The only good reason God should be good enough, or powerful enough, or smart enough to stop evil according to Epicurus is that human suffering should presumably matter to God. However, if man is no more special than a worm, or evoluted from a pile of scum that originated 1.2 billion years ago, then man is nothing and what he confronts has no profound meaning in the universe.
Bildad’s argument should silence atheists, but not Christians. We understand that the universe is Theocentric and not Anthropocentric. Yet, thanks to God’s revelation we know that man is made in the “image of God” (Gen 1:27). God the Son has both human and divine natures that exist in their fullness so that He is fully God and fully man. He existed before His incarnation not in bodily form, but now has a body “in the likeness of sinful flesh” (Rom 8:3). Therefore, the universe does not revolve around man, but God does have plans and purposes for man. Man is the only creature that can partake in a divine union with God by being in Christ. He is certainly more than a worm.

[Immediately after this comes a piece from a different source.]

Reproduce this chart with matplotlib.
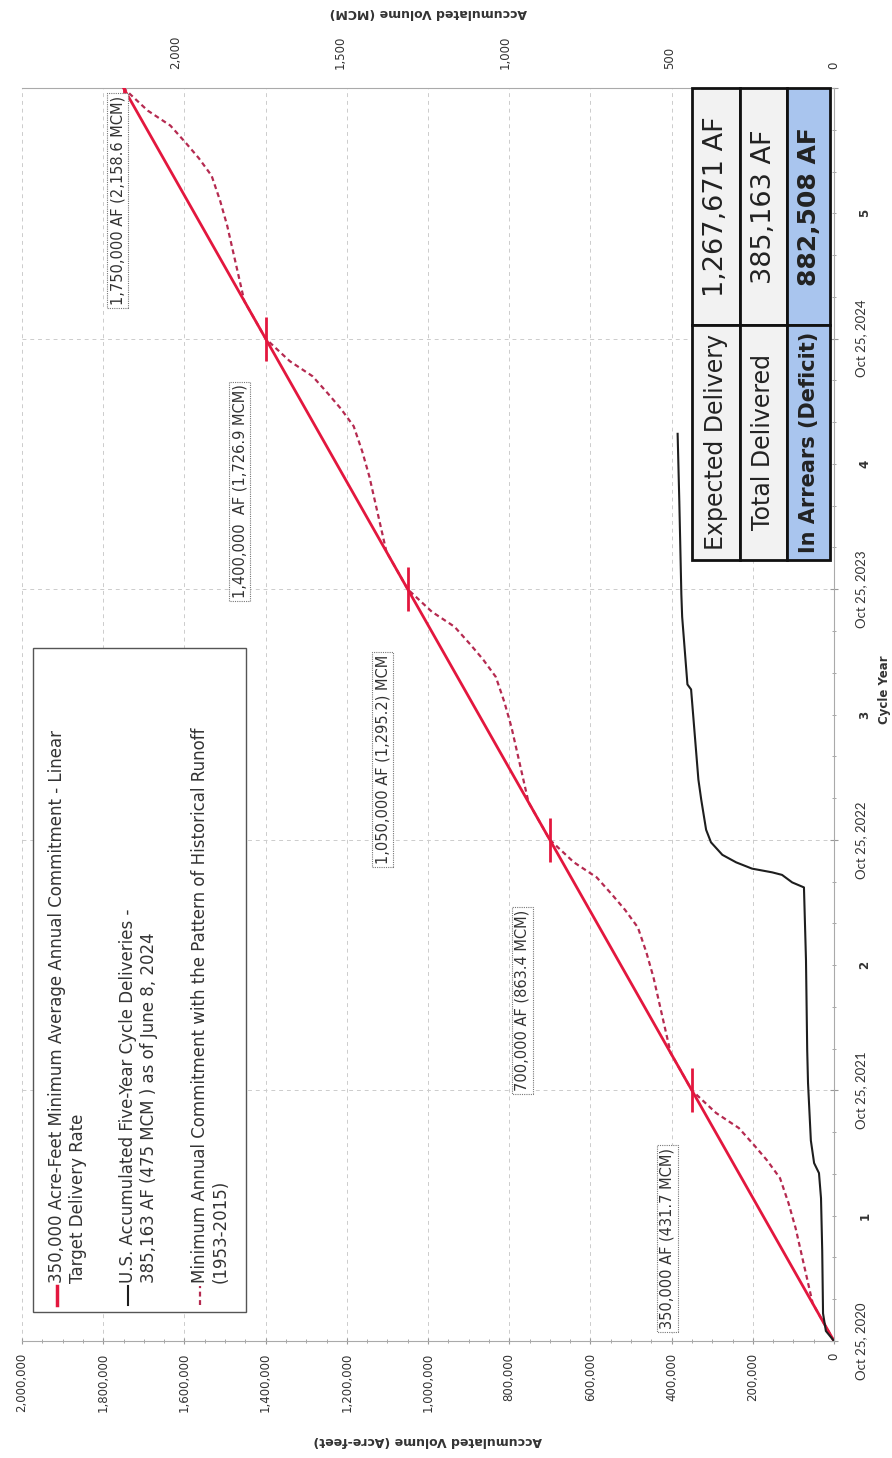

In summing up Job’s friends, we may conclude that they are accurate in saying that God punishes wickedness. 2. God is inscrutable. 3. Man is totally depraved and deserves nothing. However, they are wrong in concluding that righteous men like Job always suffer as a result of wickedness, that God cannot be understood at all, and that man’s depravity makes God into some sort of arbitrary judge that metes out justice at a whim. What remains to be seen is how Job, in his suffering, responds to these arguments from his friends.